La Storia (quella con la maiuscola) ha il suo pensiero. La Storia, quando incrocia gli umani, non si lascia intrappolare ma intrappola nei fatti anime perse e corpi disfatti, così come ce li narra Philip K. Dick in Cronache del dopobomba (titolo italiano), così come Pasolini ne praticherebbe contraddizioni e pagine predicatorie – entrambi, una volta per tutte, mostrificati nello zoo sfigurato e messo su con la massima precisione possibile da DeLillo. Storia e cronaca avanzano, insieme, dall’orizzonte verso terra, non come onda marina ma come vento distruggente e radioattivo, verso cui nessun potere potrà mai innalzare barricate. Fra grattacieli, muraglie e pianure ogni cosa è travolta.
Nel frattempo siamo tutti immersi in un controclima (Biancamaria Frabotta ne I nuovi climi ne descriveva bellezze tutt’altro che paradisiache) dove pochi poeti e scrittori sanno vedere la maledizione organizzata dal popolo terrestre, sbeffeggiante ogni altra essenza vitale del pianeta. La poesia di Mario De Santis, nel suo nuovo libro, testimonia con evidente piglio profetico (ma qui la profezia sfiora l’essenza precog che ogni vero poeta da millenni possiede) la cronaca che è, e che sarà sempre più tridimensionale. A sciami i suoi versi si fanno largo tra i pori epidermici, a sciami tentano di contrastare le cancellature post-novecentesche, con date e orari e stagioni e documenti, e di svelare quanto il carbonio organico ha saputo per milioni di anni consumarsi in una rissa fra abbandoni e rinnovi evolutivi. L’Oriente subito dopo il primo svincolo stradale, il Mediterraneo subito dopo le prime isole abitate, il tempo subito dopo i primi anni Duemila. I versi di Corpi solubili dicono questo, in anticipo fino all’ultima data possibile (13 febbraio 2024), un futuro non scritto come se non si potesse sapere il futuro. Poiché il tempo presente è non finito, il futuro mai come oggi non è esistente – e infatti fra gli scrittori non abbiamo più nessun Asimov, Dick o Clarke (per inciso, potremmo forse dirigerci verso un nipote di Sturgeon – ma esiste?).

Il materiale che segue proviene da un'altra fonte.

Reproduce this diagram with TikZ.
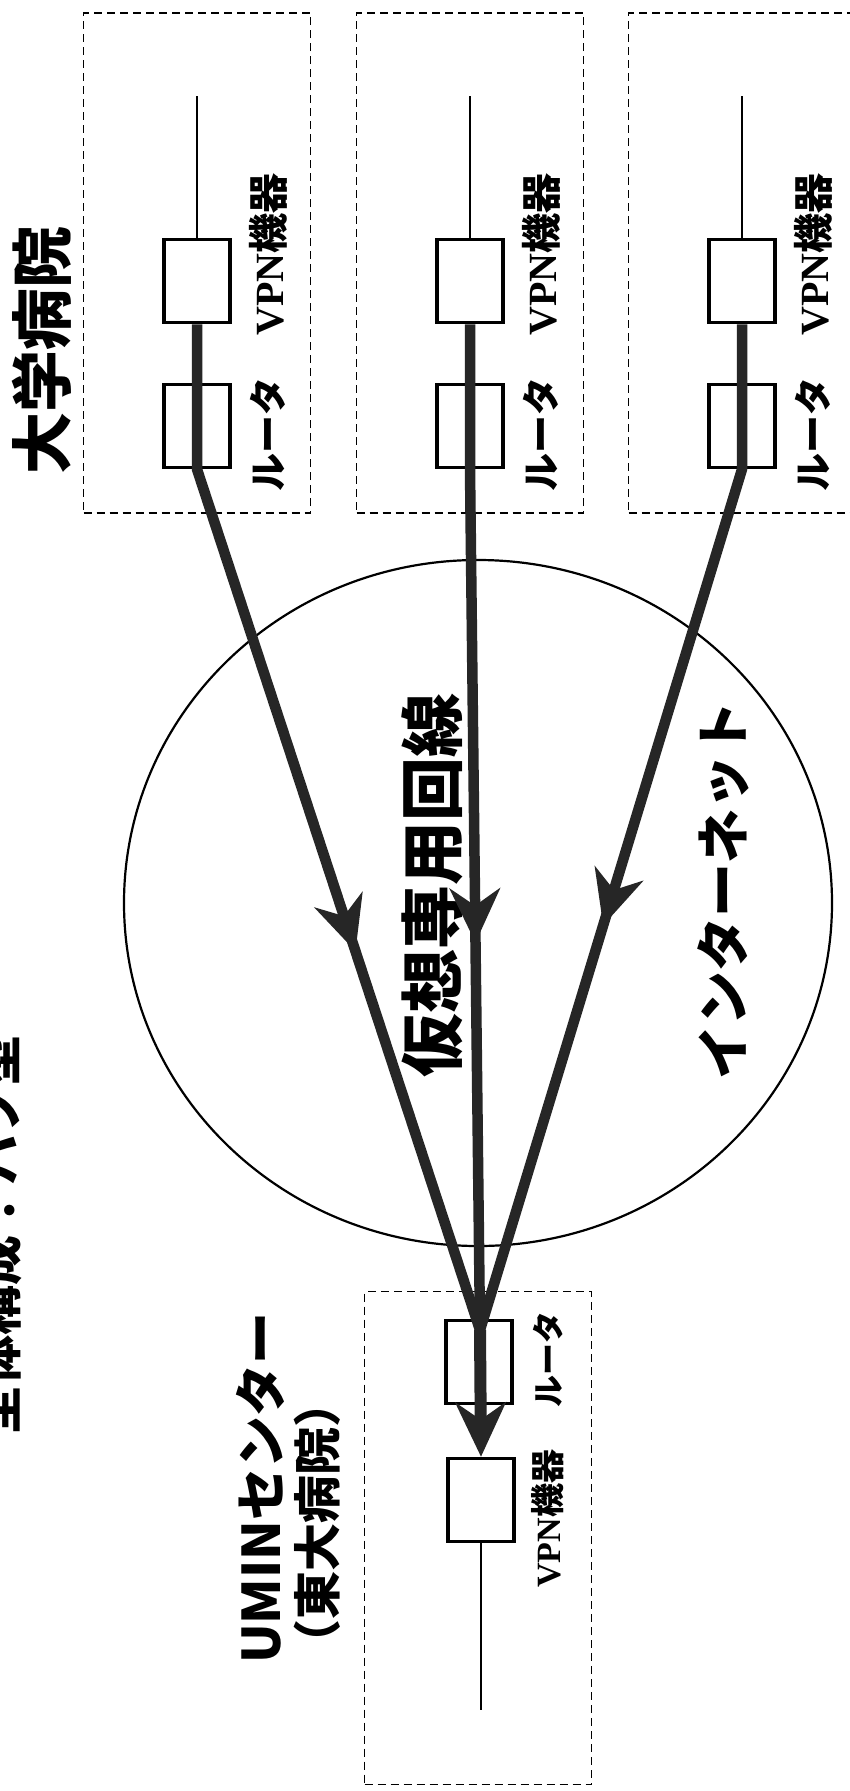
\documentclass[tikz,border=0pt]{standalone}
\usepackage{fontspec}
\setmainfont{Noto Sans CJK JP}
\newfontfamily\latinserif{Liberation Serif}[BoldFont={Liberation Serif Bold}]
\usetikzlibrary{arrows.meta,calc,shapes.geometric}
\newcommand\fsz[1]{\fontsize{#1}{#1}\selectfont}

\begin{document}
\begin{tikzpicture}[x=1pt, y=-1pt,
	site/.style={draw, line width=1.4pt, dash pattern=on 8pt off 5pt, minimum width=227pt, inner sep=0pt},
	devbox/.style={draw, line width=3.5pt, minimum width=66pt, minimum height=83pt, inner sep=0pt},
	pipe/.style={line width=10.5pt, black!85, line join=round},
	wire/.style={line width=1.2pt},
	flowtip/.style={-{Stealth[length=54pt, width=50pt, inset=17pt]}},
	lbl/.style={rotate=90, anchor=west, inner sep=0pt},
	cloud/.style={draw, ellipse, line width=2.2pt, minimum width=708pt, minimum height=686pt, inner sep=0pt}]
	\useasboundingbox (0,0) rectangle (850,1791);
	\clip (0,0) rectangle (850,1791);
	\fill[white] (0,0) rectangle (850,1791);
	\node[rotate=90, inner sep=0pt, font=\fsz{50}\bfseries] (title) at (-3,1235) {全体構成：ハブ型};
	\node[rotate=90, inner sep=0pt, font=\fsz{62}\bfseries] (univ) at (42,350) {大学病院};
	\node[cloud] (net) at (478,903) {};
	\node[rotate=90, inner sep=0pt, font=\fsz{64}\bfseries] (vpnlabel) at (432,885) {仮想専用回線};
	\node[rotate=90, inner sep=0pt, font=\fsz{54}\bfseries] (netlabel) at (723,890) {インターネット};
	\foreach \i/\x in {1/197, 2/470, 3/742} {
		\node[site, minimum height=500pt] (s\i) at (\x,263) {};
		\node[devbox] (v\i) at (\x,281) {};
		\node[devbox] (r\i) at (\x,426) {};
		\coordinate (e\i) at (\x,96);
		\draw[wire] (v\i.north) -- (e\i);
		\node[lbl, font=\fsz{40}\bfseries] (vl\i) at (\x+71,336) {{\latinserif\bfseries VPN}機器};
		\node[lbl, font=\fsz{38}\bfseries] (rl\i) at (\x+71,492) {ルータ};
	}
	\node[site, minimum height=493pt] (umin) at (478,1538) {};
	\node[devbox] (ur) at (479,1362) {};
	\node[devbox] (uv) at (481,1500) {};
	\coordinate (ue) at (481,1710);
	\draw[wire] (uv.south) -- (ue);
	\node[lbl, font=\fsz{34}\bfseries] (uvl) at (548,1588) {{\latinserif\bfseries VPN}機器};
	\node[lbl, font=\fsz{32}\bfseries] (url) at (548,1408) {ルータ};
	\node[lbl, font=\fsz{52}\bfseries] (uminlabel) at (260,1664) {UMINセンター};
	\node[lbl, font=\fsz{48}\bfseries] (todai) at (317,1668) {（東大病院）};
	\coordinate (hub) at (480,1330);
	\foreach \i/\t in {1/0.56, 2/0.55, 3/0.53} {
		\draw[pipe, flowtip] (v\i.south) -- (r\i.south) -- ($(r\i.south)!\t!(hub)$);
		\draw[pipe] ($(r\i.south)!\t-0.04!(hub)$) -- (hub);
	}
	\draw[pipe, line width=12pt, flowtip] (hub) -- (uv.north);
\end{tikzpicture}
\end{document}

De Santis consegna, e riassume, quel che ha visto dal ’90 in poi, riprende l’essenziale intensificato da lì sino al termine delle utopie (della notte, e del giorno), in un libro che non può avere una conclusione, o un gesto finale. Mettere mano al futuro non è più roba di sapiens: mai come in quest’epoca abbiamo affondato le possibilità del presente. Tanto da giungere alla completa “solubilità”, all’improbabilità di un’uscita dopo che i poeti sono stati poeti, e al dunque non lo sono stati più. Anche i poeti muoiono. E a ogni secolo ben pochi ne nascono (copyright Moravia). Gli altri, sono figli di un barcode.
La poesia di Mario esplora le macerie, e trova fossili consumati, arresi al destino imposto, e le polveri rimaste non sono quelle emesse dai vulcani ma le polveri prodotte dal respiro velenoso di noi sapiens, ormai capaci soltanto di parole disperse, inseguendo quanto non capiamo più. Avevamo piazze dove combattere intelletti ostili e freddi, occhi rivolti al cielo, avevamo forze contro gli allarmi, e la poesia ne dava conto, sapeva tradurre, ora le vendite sono compiute e il tempo non esiste più. Questa poesia visualizza il tasto micidiale, il realismo globale che pretende di cancellare le antiche pitture rupestri e di inciderne di nuove tramite le fiamme dei razzi di Musk, inchiodandoci alla realtà. Questa poesia va oltre la carta su cui è scritta, accade nei secoli che l’hanno preceduta, da Omero a Montale lasciando la memoria posata dove deve ancora stare: anche se “mal detta, mal ritrovata” (Beckett), come è la vita personale e collettiva sul pianeta dove si gioca a solubilizzarsi nella più torbida e nera acqua storica.